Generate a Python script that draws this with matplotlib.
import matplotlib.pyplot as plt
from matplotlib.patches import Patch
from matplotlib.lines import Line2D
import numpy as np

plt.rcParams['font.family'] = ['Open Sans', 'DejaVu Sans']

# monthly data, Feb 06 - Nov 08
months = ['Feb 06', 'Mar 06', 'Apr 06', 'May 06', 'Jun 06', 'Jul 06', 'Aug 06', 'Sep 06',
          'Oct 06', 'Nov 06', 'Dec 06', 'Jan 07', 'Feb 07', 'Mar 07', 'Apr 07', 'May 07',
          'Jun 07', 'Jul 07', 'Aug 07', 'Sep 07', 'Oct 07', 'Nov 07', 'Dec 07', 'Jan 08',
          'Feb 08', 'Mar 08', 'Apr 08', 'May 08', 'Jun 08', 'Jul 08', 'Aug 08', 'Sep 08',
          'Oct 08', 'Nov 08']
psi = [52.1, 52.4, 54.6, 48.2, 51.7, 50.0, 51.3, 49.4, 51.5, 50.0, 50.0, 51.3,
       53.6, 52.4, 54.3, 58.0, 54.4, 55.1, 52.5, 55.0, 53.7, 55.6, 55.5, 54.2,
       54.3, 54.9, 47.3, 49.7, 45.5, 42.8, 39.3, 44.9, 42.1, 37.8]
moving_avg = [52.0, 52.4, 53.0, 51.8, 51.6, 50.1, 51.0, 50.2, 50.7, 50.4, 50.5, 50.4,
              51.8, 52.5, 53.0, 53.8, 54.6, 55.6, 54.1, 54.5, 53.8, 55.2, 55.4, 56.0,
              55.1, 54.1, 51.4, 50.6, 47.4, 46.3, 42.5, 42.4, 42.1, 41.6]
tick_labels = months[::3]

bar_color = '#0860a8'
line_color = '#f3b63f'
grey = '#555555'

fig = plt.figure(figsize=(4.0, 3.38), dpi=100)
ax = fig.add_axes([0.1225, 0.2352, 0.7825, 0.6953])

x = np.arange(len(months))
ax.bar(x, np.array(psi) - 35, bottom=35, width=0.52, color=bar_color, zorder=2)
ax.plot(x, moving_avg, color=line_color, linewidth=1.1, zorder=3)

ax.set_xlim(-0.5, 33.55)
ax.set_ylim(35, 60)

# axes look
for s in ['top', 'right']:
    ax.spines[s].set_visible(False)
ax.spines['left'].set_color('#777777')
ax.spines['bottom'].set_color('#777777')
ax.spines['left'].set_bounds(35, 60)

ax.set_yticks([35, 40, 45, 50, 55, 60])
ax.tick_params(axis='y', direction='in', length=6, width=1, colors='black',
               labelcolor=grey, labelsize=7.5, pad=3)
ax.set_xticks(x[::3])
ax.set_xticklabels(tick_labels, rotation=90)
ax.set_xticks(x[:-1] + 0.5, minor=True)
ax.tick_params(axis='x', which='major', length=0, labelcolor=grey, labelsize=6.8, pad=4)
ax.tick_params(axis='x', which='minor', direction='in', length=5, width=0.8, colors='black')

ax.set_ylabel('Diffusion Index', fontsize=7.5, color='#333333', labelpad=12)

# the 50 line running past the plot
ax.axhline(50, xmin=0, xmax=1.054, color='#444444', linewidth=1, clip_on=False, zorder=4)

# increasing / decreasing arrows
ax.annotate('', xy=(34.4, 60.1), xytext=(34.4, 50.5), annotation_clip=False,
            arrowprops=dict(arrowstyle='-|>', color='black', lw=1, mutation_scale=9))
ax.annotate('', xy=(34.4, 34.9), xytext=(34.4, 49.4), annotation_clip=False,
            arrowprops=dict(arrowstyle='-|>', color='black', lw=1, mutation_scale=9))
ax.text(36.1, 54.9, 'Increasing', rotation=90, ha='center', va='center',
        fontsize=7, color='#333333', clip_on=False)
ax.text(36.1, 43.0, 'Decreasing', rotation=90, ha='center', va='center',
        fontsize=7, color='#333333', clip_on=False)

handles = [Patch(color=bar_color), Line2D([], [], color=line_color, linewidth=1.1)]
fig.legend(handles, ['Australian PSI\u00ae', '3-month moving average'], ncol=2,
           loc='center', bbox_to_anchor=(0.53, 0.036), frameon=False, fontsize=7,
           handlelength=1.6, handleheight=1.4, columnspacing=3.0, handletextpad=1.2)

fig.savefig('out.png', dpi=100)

-- -- --

=== AIM ===
Look above and repeat, character for character, the lines from the first one to the line with "plt.rcParams['font.family'] = ['Open", counting both.

=== RIGHT ANSWER ===
Generate a Python script that draws this with matplotlib.
import matplotlib.pyplot as plt
from matplotlib.patches import Patch
from matplotlib.lines import Line2D
import numpy as np

plt.rcParams['font.family'] = ['Open Sans', 'DejaVu Sans']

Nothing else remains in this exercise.